Barrick Gold Corporation’s Pueblo Viejo mine is continuing to advance a plant expansion and tailings storage facility project designed to extend its life to 2040 and beyond, says president and chief executive Mark Bristow.
Speaking at a local media briefing, Bristow noted that so far this year the Tier One mine had paid $522 million in direct and indirect taxes, which brings its total tax payments since it went into commercial production in 2013 to just under $3 billion. The extension of its life means that it would continue to be a major creator of value for the Dominican Republic and its people far into the future.
“Of the mine’s 2,500 employees, 97% are Dominicans, many drawn from its surrounding communities which have all benefited substantially from its investment in upliftment programs. At present, the mine is involved in such programs in 58 surrounding communities. These include an agribusiness project intended to improve cacao cultivation in the area.
In line with Barrick’s global policy of favoring local contractors and suppliers, Pueblo Viejo has also promoted the development of the local economy, spending more than $160 million with them over the past eight years.

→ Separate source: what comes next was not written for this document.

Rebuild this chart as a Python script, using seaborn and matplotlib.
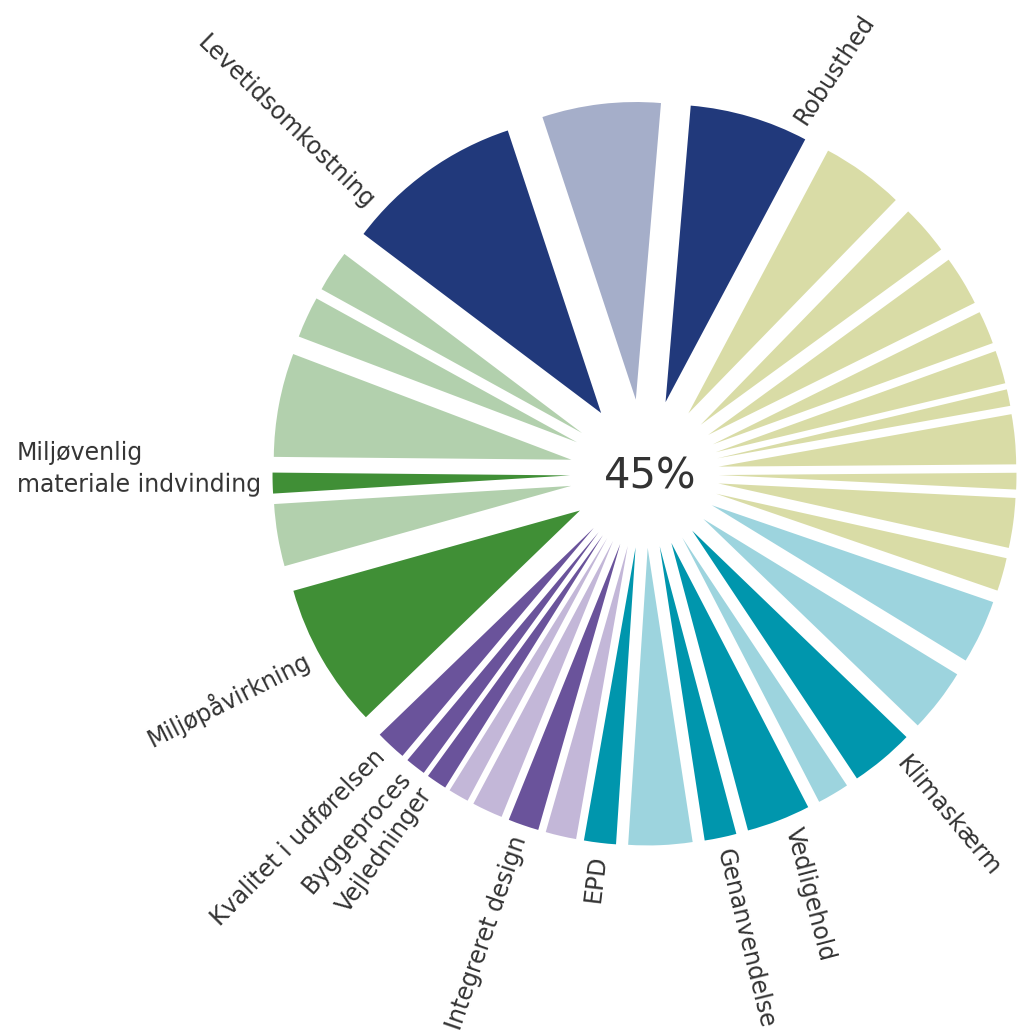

Bristow noted that Pueblo Viejo’s management had been very successful in addressing the environmental liabilities left by the mine’s former operator, significantly improving the water quality of the two nearby rivers. The drive for gender diversity was also paying dividends, with women now accounting for 16% of the workforce.
“Our goal in the Dominican Republic, as elsewhere in the world, is to create long-term value for our stakeholders through our strategy of sustainable development. Pueblo Viejo’s expansion project has the potential to double the enormous contribution it has already made to the Dominican Republic’s economy. Without this project, however, that contribution could end soon,” he said.